Upon seeing an advert for a clothing line paying homage to our favorite tv show, I added “buy matching t-shirts” to my to-do list that day. When I ran to the shop in between more pressing errands, I was taken back by the amount of Stranger Things enthusiasts that flocked the isles surrounding the novelty clothing.

As I combed through each rack, I thought of the individual styles of my roommates before choosing the perfect match. It made me happy to think of them dressed in limited edition fan-wear whilst diving back into the much-anticipated series. I looked forward to talking over the new plot line and getting answers to our burning questions.

Beth’s jumper spoke to me first with a vintage print stitched together with superior quality fabric. With her birthday one week away, I decided to hit two birds with one stone. Beth would get the best jumper and Karen and I would get awesome t-shirts. A win-win all around.

After asking management to undress a mannequin for the very last Stranger Things inspired graphic t-shirt in London (possibly everywhere), I all but ran to the cash register with an absurd fear that someone was going to snatch the last t-shirt away from me. The fear didn’t subside until I carried my treasures safely home.

Barely able to contain my excitement, I showed Beth her jumper as soon as she walked through the door. The girls were happy and so gracious with their thanks. We donned our new gear and our comfiest pajama bottoms to watch the first episode. And 8 episodes later – around 3 AM – I headed off to bed.

Morning came with more energy than anticipated after our night of binge watching almost the entire series. Still in our awesome fan get-up, we congregated into our cozy living room to finish the final episode on the film projector while eating waffles. With messy hair and the smell of maple syrup wafting through the house, we hit play to conclude the latest season only 24 hours after its release.

There is a certain nostalgia born from coming of age films, especially those that emphasize the wonder of childhood bonds forged through adventure. After being transported to the 80’s through the set design and story of Stranger Things, I started remembering long-forgotten moments of my childhood; simple moments of innocence and uncomplicated joy.

I remembered little things like snuggling into my parent’s big bed to watch The Wonder Days while my mom fondly commented on the similarities between her own childhood. I remembered my little limbs tucked warmly into big, puffy coats and lace trimmed socks that were carefully folded over bulky, white tennies.

I remembered back to the days when my mustache-wearing dad called trainers “tennies” and had an orange bag in the back of his closet that was filled with relics of his past life as a white belt in karate; a short-lived hobby of his youth. I remembered my dad being the strongest man I knew and hanging on his bicep while he flexed in the kitchen.

I remembered my mom’s puff paint sweatshirts that were fashionable evidence that she was enthusiastic about being a mother; With each of her children carefully detailed in colorful paint across the chest of her white jumper. She was a true Beverly Goldberg.

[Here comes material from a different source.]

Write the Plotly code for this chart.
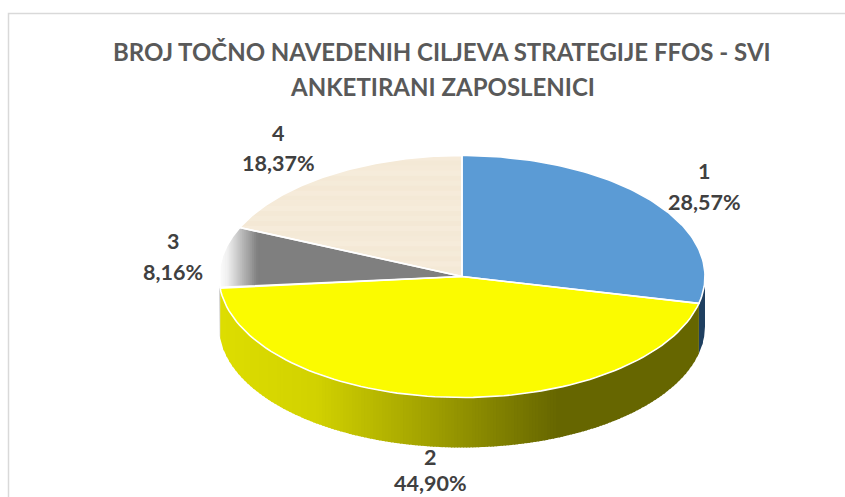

I remembered over the top homemade Halloween costumes, themed birthday parties, and our awesome family van that existed many years before “mini vans” would grace us with seat belts and practical size. I remembered the smell of candles burning and clean, wood floors that would greet me as I came home from school. I remembered warm ovens and roast dinners and splashes in the pool.

For a moment this weekend, I stepped back in time. I remembered the joy found in those simple pleasures. I remembered how life could feel so full and incredibly thrilling without being constructed and manufactured. If I could go back to a time before the internet, mobile phones, and social media for just a day – if I could know all my friend’s phone numbers by heart and wind the cord around my fingers as I chat by the receiver, if I could sit at the family table next to plates of piping hot roast on Sunday afternoon, or make my way home to mom and dad when the street lights came on – if I had the chance do it all again, I would.

As I pass by the fading autumn foliage throughout this next week, I hope I remember to pause and be fully present. I hope I study the details and take mental images of the small things around me – to listen intently and speak truthfully. I hope, when the true autumn of my life is fading away, I am able to look back at where I am now with fondness, nostalgia, and a grateful heart that I soaked up every moment I could while it was happening.